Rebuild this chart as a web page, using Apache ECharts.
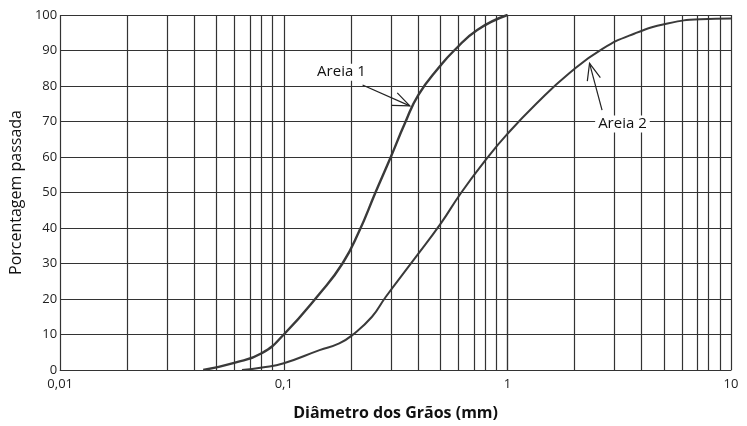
<!DOCTYPE html>
<html>
<head>
<meta charset="utf-8">
<script src="https://cdn.jsdelivr.net/npm/echarts@6/dist/echarts.min.js"></script>
<style>html,body{margin:0;padding:0;background:#fff}#c{width:747px;height:426px}</style>
</head>
<body>
<div id="c"></div>
<script>
// Tick labels (decades 0.01 .. 10)
const xTickLabels = ['0,01', '0,1', '1', '10'];
// Minor vertical grid values (mm)
const minorGridX = [0.02,0.03,0.04,0.05,0.06,0.07,0.08,0.09,
                    0.2,0.3,0.4,0.5,0.6,0.7,0.8,0.9,
                    2,3,4,5,6,7,8,9];
// Areia 1: diameter (mm), % passing
const areia1D = [0.0436,0.06,0.08,0.1,0.1445,0.183,0.217,0.257,0.301,0.348,0.4,0.5,0.578,0.733,1.0];
const areia1P = [0,2,4.8,10,21.5,30,39,50,60,69.5,77.5,85.6,90,95.8,100];
// Areia 2
const areia2D = [0.065,0.08,0.1,0.1445,0.177,0.203,0.248,0.285,0.386,0.504,0.619,0.81,1.0,1.346,1.89,2.65,3.71,5.2,7.3,10];
const areia2P = [0,0.7,1.9,5.6,7.5,9.9,15,20.5,31.5,41.3,49.8,59.6,66.5,75,83.6,90.4,94.8,97.6,98.8,99];
// Annotations (data coordinates): label position, arrow tail, arrow tip
const annLabels = ['Areia 1', 'Areia 2'];
const annText = [[0.181, 83.9], [3.27, 69.3]];
const annTail = [[0.225, 80.3], [2.65, 73.2]];
const annTip  = [[0.366, 74.4], [2.33, 86.4]];

// the x axis is logarithmic: positions are log10(diameter)
const lg = v => Math.log10(v);
const lineColor = '#333';
const chart = echarts.init(document.getElementById('c'));
const zip = (a, b) => a.map((v, i) => [lg(v), b[i]]);

chart.setOption({
  backgroundColor: '#fff',
  animation: false,
  grid: { left: 50, right: 16, top: 15, bottom: 56 },
  xAxis: {
    type: 'value', min: -2, max: 1, interval: 1,
    name: 'Diâmetro dos Grãos (mm)', nameLocation: 'middle', nameGap: 35,
    nameTextStyle: { fontFamily: 'Open Sans', fontSize: 16, fontWeight: 'bold', color: '#111' },
    axisLine: { show: true, lineStyle: { color: lineColor, width: 1.2 } },
    axisTick: { show: false },
    axisLabel: { fontFamily: 'Open Sans', fontSize: 13, color: '#222', margin: 8,
      formatter: (v, i) => xTickLabels[i] },
    splitLine: { show: true, lineStyle: { color: lineColor, width: 1.2 } }
  },
  yAxis: {
    type: 'value', min: 0, max: 100, interval: 10,
    name: 'Porcentagem passada', nameLocation: 'middle', nameGap: 26,
    nameTextStyle: { fontFamily: 'Open Sans', fontSize: 16, color: '#111' },
    axisLine: { show: true, lineStyle: { color: lineColor, width: 1.2 } },
    axisTick: { show: false },
    axisLabel: { fontFamily: 'Open Sans', fontSize: 13, color: '#222', margin: 3 },
    splitLine: { show: true, lineStyle: { color: lineColor, width: 1.2 } }
  },
  series: [
    {
      type: 'line', name: 'grid', data: [], silent: true,
      markLine: {
        silent: true, symbol: 'none', animation: false,
        label: { show: false },
        lineStyle: { color: lineColor, width: 1.2, type: 'solid' },
        emphasis: { disabled: true },
        data: minorGridX.map(v => ({ xAxis: lg(v) }))
      }
    },
    {
      type: 'line', name: 'Areia 1', data: zip(areia1D, areia1P),
      smooth: 0.5, showSymbol: false, silent: true,
      lineStyle: { color: '#3a3a3a', width: 2.4 }
    },
    {
      type: 'line', name: 'Areia 2', data: zip(areia2D, areia2P),
      smooth: 0.5, showSymbol: false, silent: true,
      lineStyle: { color: '#3a3a3a', width: 2 }
    }
  ]
});

function px(p) { return chart.convertToPixel({ gridIndex: 0 }, [lg(p[0]), p[1]]); }
const graphics = [];
annLabels.forEach((t, i) => {
  const tp = px(annText[i]);
  const a = px(annTail[i]);
  const b = px(annTip[i]);
  graphics.push({
    type: 'text', x: tp[0], y: tp[1], z: 100,
    style: { text: t, fontFamily: 'Open Sans', fontSize: 15, fill: '#111',
      align: 'center', verticalAlign: 'middle',
      backgroundColor: '#fff', padding: [1, 3] }
  });
  graphics.push({
    type: 'line', z: 90,
    shape: { x1: a[0], y1: a[1], x2: b[0], y2: b[1] },
    style: { stroke: '#222', lineWidth: 1.2 }
  });
  const ang = Math.atan2(a[1] - b[1], a[0] - b[0]);
  const L = 18, w = 22 * Math.PI / 180;
  graphics.push({
    type: 'polyline', z: 90,
    shape: { points: [
      [b[0] + L * Math.cos(ang - w), b[1] + L * Math.sin(ang - w)],
      [b[0], b[1]],
      [b[0] + L * Math.cos(ang + w), b[1] + L * Math.sin(ang + w)]
    ] },
    style: { stroke: '#222', lineWidth: 1.2, fill: null }
  });
});
chart.setOption({ graphic: graphics });
</script>
</body>
</html>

======

Skip every picture and return the lines above from the top through the one that contains "const zip = (a, b)".

Rebuild this chart as a web page, using Apache ECharts.
<!DOCTYPE html>
<html>
<head>
<meta charset="utf-8">
<script src="https://cdn.jsdelivr.net/npm/echarts@6/dist/echarts.min.js"></script>
<style>html,body{margin:0;padding:0;background:#fff}#c{width:747px;height:426px}</style>
</head>
<body>
<div id="c"></div>
<script>
// Tick labels (decades 0.01 .. 10)
const xTickLabels = ['0,01', '0,1', '1', '10'];
// Minor vertical grid values (mm)
const minorGridX = [0.02,0.03,0.04,0.05,0.06,0.07,0.08,0.09,
                    0.2,0.3,0.4,0.5,0.6,0.7,0.8,0.9,
                    2,3,4,5,6,7,8,9];
// Areia 1: diameter (mm), % passing
const areia1D = [0.0436,0.06,0.08,0.1,0.1445,0.183,0.217,0.257,0.301,0.348,0.4,0.5,0.578,0.733,1.0];
const areia1P = [0,2,4.8,10,21.5,30,39,50,60,69.5,77.5,85.6,90,95.8,100];
// Areia 2
const areia2D = [0.065,0.08,0.1,0.1445,0.177,0.203,0.248,0.285,0.386,0.504,0.619,0.81,1.0,1.346,1.89,2.65,3.71,5.2,7.3,10];
const areia2P = [0,0.7,1.9,5.6,7.5,9.9,15,20.5,31.5,41.3,49.8,59.6,66.5,75,83.6,90.4,94.8,97.6,98.8,99];
// Annotations (data coordinates): label position, arrow tail, arrow tip
const annLabels = ['Areia 1', 'Areia 2'];
const annText = [[0.181, 83.9], [3.27, 69.3]];
const annTail = [[0.225, 80.3], [2.65, 73.2]];
const annTip  = [[0.366, 74.4], [2.33, 86.4]];

// the x axis is logarithmic: positions are log10(diameter)
const lg = v => Math.log10(v);
const lineColor = '#333';
const chart = echarts.init(document.getElementById('c'));
const zip = (a, b) => a.map((v, i) => [lg(v), b[i]]);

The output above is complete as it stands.